TASK DESCRIPTION - Skip the pictures, please, and write out exactly the lines from the opening of the data through the line containing "(7,10) -- (1243,10);".

MATERIAL PROVIDED -

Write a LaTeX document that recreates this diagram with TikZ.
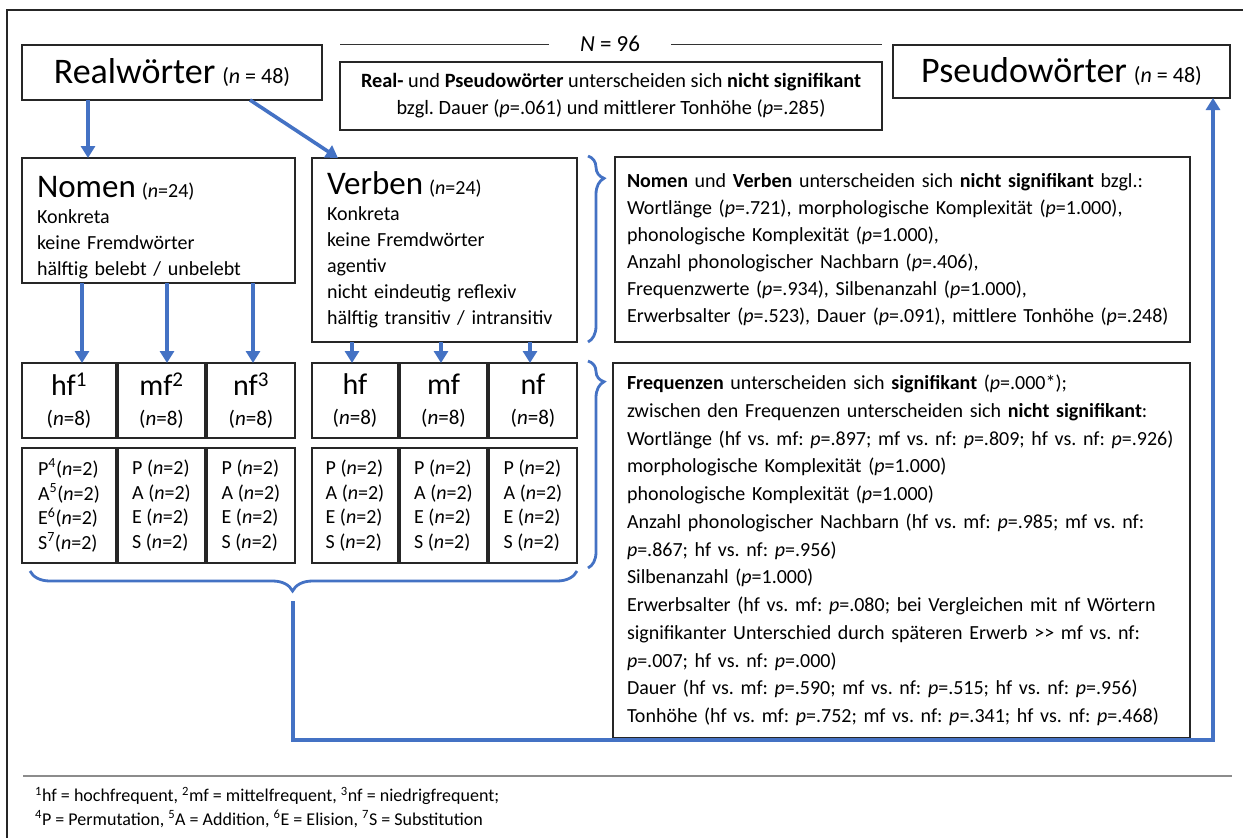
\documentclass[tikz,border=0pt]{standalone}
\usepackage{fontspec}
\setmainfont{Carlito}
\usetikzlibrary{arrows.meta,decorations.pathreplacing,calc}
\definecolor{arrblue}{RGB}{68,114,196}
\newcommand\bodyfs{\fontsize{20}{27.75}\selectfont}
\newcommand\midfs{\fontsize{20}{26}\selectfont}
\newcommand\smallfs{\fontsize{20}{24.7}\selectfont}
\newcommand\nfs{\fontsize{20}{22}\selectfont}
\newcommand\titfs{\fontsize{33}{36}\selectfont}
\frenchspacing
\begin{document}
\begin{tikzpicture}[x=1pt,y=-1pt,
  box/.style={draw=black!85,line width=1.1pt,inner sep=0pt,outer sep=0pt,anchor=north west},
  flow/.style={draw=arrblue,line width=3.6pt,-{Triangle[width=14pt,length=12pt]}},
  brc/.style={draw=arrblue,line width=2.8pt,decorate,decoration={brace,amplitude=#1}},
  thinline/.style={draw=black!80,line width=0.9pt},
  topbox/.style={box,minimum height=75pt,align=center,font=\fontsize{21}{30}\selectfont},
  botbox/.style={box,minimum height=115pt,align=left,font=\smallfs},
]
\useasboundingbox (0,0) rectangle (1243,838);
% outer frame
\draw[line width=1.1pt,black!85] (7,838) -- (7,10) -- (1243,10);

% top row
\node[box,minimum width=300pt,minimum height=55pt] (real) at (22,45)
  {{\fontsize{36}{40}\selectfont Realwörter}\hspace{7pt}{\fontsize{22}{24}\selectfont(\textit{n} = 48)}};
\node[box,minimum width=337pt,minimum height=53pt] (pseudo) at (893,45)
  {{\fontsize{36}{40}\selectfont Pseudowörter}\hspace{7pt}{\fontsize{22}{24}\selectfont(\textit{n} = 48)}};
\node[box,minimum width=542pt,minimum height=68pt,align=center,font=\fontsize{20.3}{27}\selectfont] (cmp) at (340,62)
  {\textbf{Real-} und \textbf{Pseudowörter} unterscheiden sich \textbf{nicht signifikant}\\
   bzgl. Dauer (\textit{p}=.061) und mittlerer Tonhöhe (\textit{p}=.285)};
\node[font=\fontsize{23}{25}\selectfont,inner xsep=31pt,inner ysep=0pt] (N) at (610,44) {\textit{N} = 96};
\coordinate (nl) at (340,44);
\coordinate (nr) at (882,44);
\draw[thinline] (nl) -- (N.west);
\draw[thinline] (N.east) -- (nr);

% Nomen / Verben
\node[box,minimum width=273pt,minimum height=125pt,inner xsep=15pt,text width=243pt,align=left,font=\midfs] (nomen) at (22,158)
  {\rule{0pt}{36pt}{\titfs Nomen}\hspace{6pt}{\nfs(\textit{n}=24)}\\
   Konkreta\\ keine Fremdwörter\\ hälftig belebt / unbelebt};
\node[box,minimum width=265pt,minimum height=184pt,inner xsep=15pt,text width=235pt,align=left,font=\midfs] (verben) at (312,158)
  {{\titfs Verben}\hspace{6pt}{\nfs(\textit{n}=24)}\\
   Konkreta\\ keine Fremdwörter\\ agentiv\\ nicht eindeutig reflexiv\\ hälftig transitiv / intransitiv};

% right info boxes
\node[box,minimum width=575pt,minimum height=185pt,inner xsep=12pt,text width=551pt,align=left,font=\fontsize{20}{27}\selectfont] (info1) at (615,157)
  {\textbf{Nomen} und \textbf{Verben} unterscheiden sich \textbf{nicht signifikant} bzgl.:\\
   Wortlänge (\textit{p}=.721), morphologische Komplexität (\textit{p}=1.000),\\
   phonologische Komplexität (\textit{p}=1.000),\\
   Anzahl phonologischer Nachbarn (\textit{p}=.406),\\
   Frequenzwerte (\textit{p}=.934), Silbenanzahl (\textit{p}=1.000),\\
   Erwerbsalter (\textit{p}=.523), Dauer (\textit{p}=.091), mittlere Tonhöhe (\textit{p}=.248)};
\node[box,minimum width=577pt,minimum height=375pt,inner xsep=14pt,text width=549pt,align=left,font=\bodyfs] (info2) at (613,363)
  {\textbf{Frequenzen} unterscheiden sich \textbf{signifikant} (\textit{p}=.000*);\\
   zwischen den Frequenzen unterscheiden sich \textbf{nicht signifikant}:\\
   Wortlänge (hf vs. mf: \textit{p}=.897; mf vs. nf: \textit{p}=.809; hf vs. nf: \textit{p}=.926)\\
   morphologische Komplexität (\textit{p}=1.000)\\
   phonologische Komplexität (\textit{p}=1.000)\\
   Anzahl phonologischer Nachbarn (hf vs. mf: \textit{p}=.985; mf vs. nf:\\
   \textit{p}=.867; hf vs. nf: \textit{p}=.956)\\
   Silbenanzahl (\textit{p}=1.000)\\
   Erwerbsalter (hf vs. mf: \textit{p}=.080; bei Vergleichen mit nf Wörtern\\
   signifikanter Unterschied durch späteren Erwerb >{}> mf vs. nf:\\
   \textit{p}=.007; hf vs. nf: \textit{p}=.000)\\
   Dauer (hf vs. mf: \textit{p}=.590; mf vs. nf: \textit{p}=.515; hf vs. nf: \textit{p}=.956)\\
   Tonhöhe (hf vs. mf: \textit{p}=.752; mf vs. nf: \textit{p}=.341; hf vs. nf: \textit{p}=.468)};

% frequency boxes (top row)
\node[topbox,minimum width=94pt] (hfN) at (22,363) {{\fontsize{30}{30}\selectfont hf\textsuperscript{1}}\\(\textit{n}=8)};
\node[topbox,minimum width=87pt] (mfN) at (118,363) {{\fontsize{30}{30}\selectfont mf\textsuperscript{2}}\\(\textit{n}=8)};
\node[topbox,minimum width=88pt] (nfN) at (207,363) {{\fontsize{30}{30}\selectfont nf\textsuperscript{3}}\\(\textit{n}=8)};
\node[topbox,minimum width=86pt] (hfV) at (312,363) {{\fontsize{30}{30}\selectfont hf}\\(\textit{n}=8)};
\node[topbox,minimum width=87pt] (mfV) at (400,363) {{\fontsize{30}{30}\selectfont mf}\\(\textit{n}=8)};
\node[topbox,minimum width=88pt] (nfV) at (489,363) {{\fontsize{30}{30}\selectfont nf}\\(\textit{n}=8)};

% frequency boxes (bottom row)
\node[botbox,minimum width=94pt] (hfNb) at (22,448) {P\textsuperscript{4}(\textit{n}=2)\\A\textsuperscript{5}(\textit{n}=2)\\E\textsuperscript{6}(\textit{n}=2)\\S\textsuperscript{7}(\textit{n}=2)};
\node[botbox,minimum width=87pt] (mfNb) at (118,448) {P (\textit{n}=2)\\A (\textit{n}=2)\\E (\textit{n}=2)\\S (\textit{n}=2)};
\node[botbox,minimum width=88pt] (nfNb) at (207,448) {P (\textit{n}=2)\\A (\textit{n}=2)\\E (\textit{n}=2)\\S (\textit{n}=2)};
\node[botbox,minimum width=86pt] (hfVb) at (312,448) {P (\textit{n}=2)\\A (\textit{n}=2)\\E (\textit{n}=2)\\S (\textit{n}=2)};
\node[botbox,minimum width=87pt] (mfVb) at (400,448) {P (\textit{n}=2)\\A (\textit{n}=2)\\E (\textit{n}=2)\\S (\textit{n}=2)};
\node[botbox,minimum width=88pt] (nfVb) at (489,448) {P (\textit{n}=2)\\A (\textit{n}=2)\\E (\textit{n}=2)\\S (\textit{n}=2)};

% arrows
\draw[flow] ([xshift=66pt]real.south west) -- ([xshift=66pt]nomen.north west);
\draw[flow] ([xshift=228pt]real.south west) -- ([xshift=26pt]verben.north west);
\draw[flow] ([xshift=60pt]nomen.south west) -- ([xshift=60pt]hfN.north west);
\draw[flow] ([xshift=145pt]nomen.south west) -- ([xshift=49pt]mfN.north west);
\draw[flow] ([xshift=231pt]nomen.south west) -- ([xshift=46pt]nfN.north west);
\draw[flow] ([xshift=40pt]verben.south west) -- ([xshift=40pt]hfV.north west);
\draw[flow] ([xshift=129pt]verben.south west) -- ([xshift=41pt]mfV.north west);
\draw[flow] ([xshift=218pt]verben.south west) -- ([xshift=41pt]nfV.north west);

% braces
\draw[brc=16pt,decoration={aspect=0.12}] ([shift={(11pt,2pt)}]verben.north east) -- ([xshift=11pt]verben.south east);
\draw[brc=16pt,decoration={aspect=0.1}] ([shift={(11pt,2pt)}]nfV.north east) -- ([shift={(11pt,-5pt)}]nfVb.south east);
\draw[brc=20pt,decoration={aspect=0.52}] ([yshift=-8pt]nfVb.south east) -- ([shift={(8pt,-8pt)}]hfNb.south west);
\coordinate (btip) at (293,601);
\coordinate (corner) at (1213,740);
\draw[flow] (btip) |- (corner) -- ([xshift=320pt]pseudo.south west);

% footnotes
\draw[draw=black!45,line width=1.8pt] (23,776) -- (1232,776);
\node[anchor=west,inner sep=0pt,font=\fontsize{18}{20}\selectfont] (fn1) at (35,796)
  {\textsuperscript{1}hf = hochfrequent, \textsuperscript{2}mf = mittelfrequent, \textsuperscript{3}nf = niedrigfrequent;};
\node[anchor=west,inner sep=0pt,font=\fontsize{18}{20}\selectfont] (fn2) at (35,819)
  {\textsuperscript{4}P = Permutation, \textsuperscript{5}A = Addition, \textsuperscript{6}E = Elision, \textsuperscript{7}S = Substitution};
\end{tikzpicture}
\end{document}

SOLVED PROBLEM -
Write a LaTeX document that recreates this diagram with TikZ.
\documentclass[tikz,border=0pt]{standalone}
\usepackage{fontspec}
\setmainfont{Carlito}
\usetikzlibrary{arrows.meta,decorations.pathreplacing,calc}
\definecolor{arrblue}{RGB}{68,114,196}
\newcommand\bodyfs{\fontsize{20}{27.75}\selectfont}
\newcommand\midfs{\fontsize{20}{26}\selectfont}
\newcommand\smallfs{\fontsize{20}{24.7}\selectfont}
\newcommand\nfs{\fontsize{20}{22}\selectfont}
\newcommand\titfs{\fontsize{33}{36}\selectfont}
\frenchspacing
\begin{document}
\begin{tikzpicture}[x=1pt,y=-1pt,
  box/.style={draw=black!85,line width=1.1pt,inner sep=0pt,outer sep=0pt,anchor=north west},
  flow/.style={draw=arrblue,line width=3.6pt,-{Triangle[width=14pt,length=12pt]}},
  brc/.style={draw=arrblue,line width=2.8pt,decorate,decoration={brace,amplitude=#1}},
  thinline/.style={draw=black!80,line width=0.9pt},
  topbox/.style={box,minimum height=75pt,align=center,font=\fontsize{21}{30}\selectfont},
  botbox/.style={box,minimum height=115pt,align=left,font=\smallfs},
]
\useasboundingbox (0,0) rectangle (1243,838);
% outer frame
\draw[line width=1.1pt,black!85] (7,838) -- (7,10) -- (1243,10);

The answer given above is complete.